───── GIVEN MATERIAL ─────
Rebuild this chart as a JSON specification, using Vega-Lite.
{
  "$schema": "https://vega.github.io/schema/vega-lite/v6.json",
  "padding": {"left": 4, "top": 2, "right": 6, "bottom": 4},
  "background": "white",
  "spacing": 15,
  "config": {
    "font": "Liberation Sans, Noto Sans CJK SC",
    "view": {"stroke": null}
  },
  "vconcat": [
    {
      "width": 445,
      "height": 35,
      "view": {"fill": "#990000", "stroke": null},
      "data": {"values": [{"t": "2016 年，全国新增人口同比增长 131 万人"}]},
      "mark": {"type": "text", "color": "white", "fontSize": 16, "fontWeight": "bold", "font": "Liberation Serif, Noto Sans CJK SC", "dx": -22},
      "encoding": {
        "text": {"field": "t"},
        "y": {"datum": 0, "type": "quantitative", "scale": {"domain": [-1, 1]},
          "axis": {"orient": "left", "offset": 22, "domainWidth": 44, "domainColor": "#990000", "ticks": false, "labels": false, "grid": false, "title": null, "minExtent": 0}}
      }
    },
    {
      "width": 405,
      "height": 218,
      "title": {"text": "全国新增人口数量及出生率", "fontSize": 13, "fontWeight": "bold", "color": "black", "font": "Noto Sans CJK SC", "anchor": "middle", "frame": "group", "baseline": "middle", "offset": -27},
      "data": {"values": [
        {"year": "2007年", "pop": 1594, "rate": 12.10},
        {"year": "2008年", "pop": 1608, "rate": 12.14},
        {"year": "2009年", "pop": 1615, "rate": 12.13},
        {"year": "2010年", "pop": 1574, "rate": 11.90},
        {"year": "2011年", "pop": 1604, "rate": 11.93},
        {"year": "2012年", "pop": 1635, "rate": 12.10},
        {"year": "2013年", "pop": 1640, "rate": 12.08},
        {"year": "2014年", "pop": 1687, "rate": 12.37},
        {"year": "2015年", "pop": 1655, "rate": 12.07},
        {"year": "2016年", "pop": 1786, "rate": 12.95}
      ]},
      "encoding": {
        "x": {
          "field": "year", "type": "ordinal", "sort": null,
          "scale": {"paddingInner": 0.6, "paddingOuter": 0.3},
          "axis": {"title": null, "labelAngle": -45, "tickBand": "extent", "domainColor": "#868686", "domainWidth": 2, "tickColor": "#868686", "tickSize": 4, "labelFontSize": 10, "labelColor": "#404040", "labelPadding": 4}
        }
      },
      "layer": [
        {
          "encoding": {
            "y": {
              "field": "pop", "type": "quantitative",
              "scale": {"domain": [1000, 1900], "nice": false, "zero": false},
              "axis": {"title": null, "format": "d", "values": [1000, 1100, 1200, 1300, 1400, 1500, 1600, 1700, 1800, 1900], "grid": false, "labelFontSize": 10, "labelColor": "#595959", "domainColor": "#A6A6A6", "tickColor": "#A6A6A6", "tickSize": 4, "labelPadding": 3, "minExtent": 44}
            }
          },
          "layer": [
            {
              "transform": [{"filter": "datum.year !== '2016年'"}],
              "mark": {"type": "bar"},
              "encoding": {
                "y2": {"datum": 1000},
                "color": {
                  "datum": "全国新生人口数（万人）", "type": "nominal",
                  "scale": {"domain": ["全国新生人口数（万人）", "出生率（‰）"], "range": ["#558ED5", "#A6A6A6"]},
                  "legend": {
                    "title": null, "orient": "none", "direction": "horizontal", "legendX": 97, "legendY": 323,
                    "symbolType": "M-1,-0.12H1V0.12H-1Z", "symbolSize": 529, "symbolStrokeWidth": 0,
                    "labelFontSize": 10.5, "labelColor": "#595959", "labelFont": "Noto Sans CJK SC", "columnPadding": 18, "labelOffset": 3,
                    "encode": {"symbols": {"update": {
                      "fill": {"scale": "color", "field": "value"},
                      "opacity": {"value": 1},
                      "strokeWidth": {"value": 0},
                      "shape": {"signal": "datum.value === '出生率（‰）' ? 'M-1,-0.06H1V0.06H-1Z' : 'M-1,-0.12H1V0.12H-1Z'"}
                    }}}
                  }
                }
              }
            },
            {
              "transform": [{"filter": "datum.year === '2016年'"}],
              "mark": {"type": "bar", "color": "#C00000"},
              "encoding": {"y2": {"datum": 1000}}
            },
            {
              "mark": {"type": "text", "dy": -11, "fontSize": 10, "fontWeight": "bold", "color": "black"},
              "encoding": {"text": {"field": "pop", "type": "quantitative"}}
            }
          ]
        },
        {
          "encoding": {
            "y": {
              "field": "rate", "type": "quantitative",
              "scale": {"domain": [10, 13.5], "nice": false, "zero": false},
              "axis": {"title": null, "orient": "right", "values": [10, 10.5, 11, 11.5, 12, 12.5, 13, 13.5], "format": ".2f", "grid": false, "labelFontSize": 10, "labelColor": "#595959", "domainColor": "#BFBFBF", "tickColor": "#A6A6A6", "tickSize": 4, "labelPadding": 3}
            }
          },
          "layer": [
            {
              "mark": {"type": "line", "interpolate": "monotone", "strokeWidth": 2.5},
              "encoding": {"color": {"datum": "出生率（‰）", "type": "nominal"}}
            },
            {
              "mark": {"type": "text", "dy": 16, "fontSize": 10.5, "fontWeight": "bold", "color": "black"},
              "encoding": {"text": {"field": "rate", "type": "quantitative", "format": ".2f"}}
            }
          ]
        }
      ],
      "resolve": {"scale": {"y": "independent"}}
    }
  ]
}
─────
→ **SET TASK**:
Output the data above exactly, please, line for line.

→ **EXERCISE RESULT**:
Rebuild this chart as a JSON specification, using Vega-Lite.
{
  "$schema": "https://vega.github.io/schema/vega-lite/v6.json",
  "padding": {"left": 4, "top": 2, "right": 6, "bottom": 4},
  "background": "white",
  "spacing": 15,
  "config": {
    "font": "Liberation Sans, Noto Sans CJK SC",
    "view": {"stroke": null}
  },
  "vconcat": [
    {
      "width": 445,
      "height": 35,
      "view": {"fill": "#990000", "stroke": null},
      "data": {"values": [{"t": "2016 年，全国新增人口同比增长 131 万人"}]},
      "mark": {"type": "text", "color": "white", "fontSize": 16, "fontWeight": "bold", "font": "Liberation Serif, Noto Sans CJK SC", "dx": -22},
      "encoding": {
        "text": {"field": "t"},
        "y": {"datum": 0, "type": "quantitative", "scale": {"domain": [-1, 1]},
          "axis": {"orient": "left", "offset": 22, "domainWidth": 44, "domainColor": "#990000", "ticks": false, "labels": false, "grid": false, "title": null, "minExtent": 0}}
      }
    },
    {
      "width": 405,
      "height": 218,
      "title": {"text": "全国新增人口数量及出生率", "fontSize": 13, "fontWeight": "bold", "color": "black", "font": "Noto Sans CJK SC", "anchor": "middle", "frame": "group", "baseline": "middle", "offset": -27},
      "data": {"values": [
        {"year": "2007年", "pop": 1594, "rate": 12.10},
        {"year": "2008年", "pop": 1608, "rate": 12.14},
        {"year": "2009年", "pop": 1615, "rate": 12.13},
        {"year": "2010年", "pop": 1574, "rate": 11.90},
        {"year": "2011年", "pop": 1604, "rate": 11.93},
        {"year": "2012年", "pop": 1635, "rate": 12.10},
        {"year": "2013年", "pop": 1640, "rate": 12.08},
        {"year": "2014年", "pop": 1687, "rate": 12.37},
        {"year": "2015年", "pop": 1655, "rate": 12.07},
        {"year": "2016年", "pop": 1786, "rate": 12.95}
      ]},
      "encoding": {
        "x": {
          "field": "year", "type": "ordinal", "sort": null,
          "scale": {"paddingInner": 0.6, "paddingOuter": 0.3},
          "axis": {"title": null, "labelAngle": -45, "tickBand": "extent", "domainColor": "#868686", "domainWidth": 2, "tickColor": "#868686", "tickSize": 4, "labelFontSize": 10, "labelColor": "#404040", "labelPadding": 4}
        }
      },
      "layer": [
        {
          "encoding": {
            "y": {
              "field": "pop", "type": "quantitative",
              "scale": {"domain": [1000, 1900], "nice": false, "zero": false},
              "axis": {"title": null, "format": "d", "values": [1000, 1100, 1200, 1300, 1400, 1500, 1600, 1700, 1800, 1900], "grid": false, "labelFontSize": 10, "labelColor": "#595959", "domainColor": "#A6A6A6", "tickColor": "#A6A6A6", "tickSize": 4, "labelPadding": 3, "minExtent": 44}
            }
          },
          "layer": [
            {
              "transform": [{"filter": "datum.year !== '2016年'"}],
              "mark": {"type": "bar"},
              "encoding": {
                "y2": {"datum": 1000},
                "color": {
                  "datum": "全国新生人口数（万人）", "type": "nominal",
                  "scale": {"domain": ["全国新生人口数（万人）", "出生率（‰）"], "range": ["#558ED5", "#A6A6A6"]},
                  "legend": {
                    "title": null, "orient": "none", "direction": "horizontal", "legendX": 97, "legendY": 323,
                    "symbolType": "M-1,-0.12H1V0.12H-1Z", "symbolSize": 529, "symbolStrokeWidth": 0,
                    "labelFontSize": 10.5, "labelColor": "#595959", "labelFont": "Noto Sans CJK SC", "columnPadding": 18, "labelOffset": 3,
                    "encode": {"symbols": {"update": {
                      "fill": {"scale": "color", "field": "value"},
                      "opacity": {"value": 1},
                      "strokeWidth": {"value": 0},
                      "shape": {"signal": "datum.value === '出生率（‰）' ? 'M-1,-0.06H1V0.06H-1Z' : 'M-1,-0.12H1V0.12H-1Z'"}
                    }}}
                  }
                }
              }
            },
            {
              "transform": [{"filter": "datum.year === '2016年'"}],
              "mark": {"type": "bar", "color": "#C00000"},
              "encoding": {"y2": {"datum": 1000}}
            },
            {
              "mark": {"type": "text", "dy": -11, "fontSize": 10, "fontWeight": "bold", "color": "black"},
              "encoding": {"text": {"field": "pop", "type": "quantitative"}}
            }
          ]
        },
        {
          "encoding": {
            "y": {
              "field": "rate", "type": "quantitative",
              "scale": {"domain": [10, 13.5], "nice": false, "zero": false},
              "axis": {"title": null, "orient": "right", "values": [10, 10.5, 11, 11.5, 12, 12.5, 13, 13.5], "format": ".2f", "grid": false, "labelFontSize": 10, "labelColor": "#595959", "domainColor": "#BFBFBF", "tickColor": "#A6A6A6", "tickSize": 4, "labelPadding": 3}
            }
          },
          "layer": [
            {
              "mark": {"type": "line", "interpolate": "monotone", "strokeWidth": 2.5},
              "encoding": {"color": {"datum": "出生率（‰）", "type": "nominal"}}
            },
            {
              "mark": {"type": "text", "dy": 16, "fontSize": 10.5, "fontWeight": "bold", "color": "black"},
              "encoding": {"text": {"field": "rate", "type": "quantitative", "format": ".2f"}}
            }
          ]
        }
      ],
      "resolve": {"scale": {"y": "independent"}}
    }
  ]
}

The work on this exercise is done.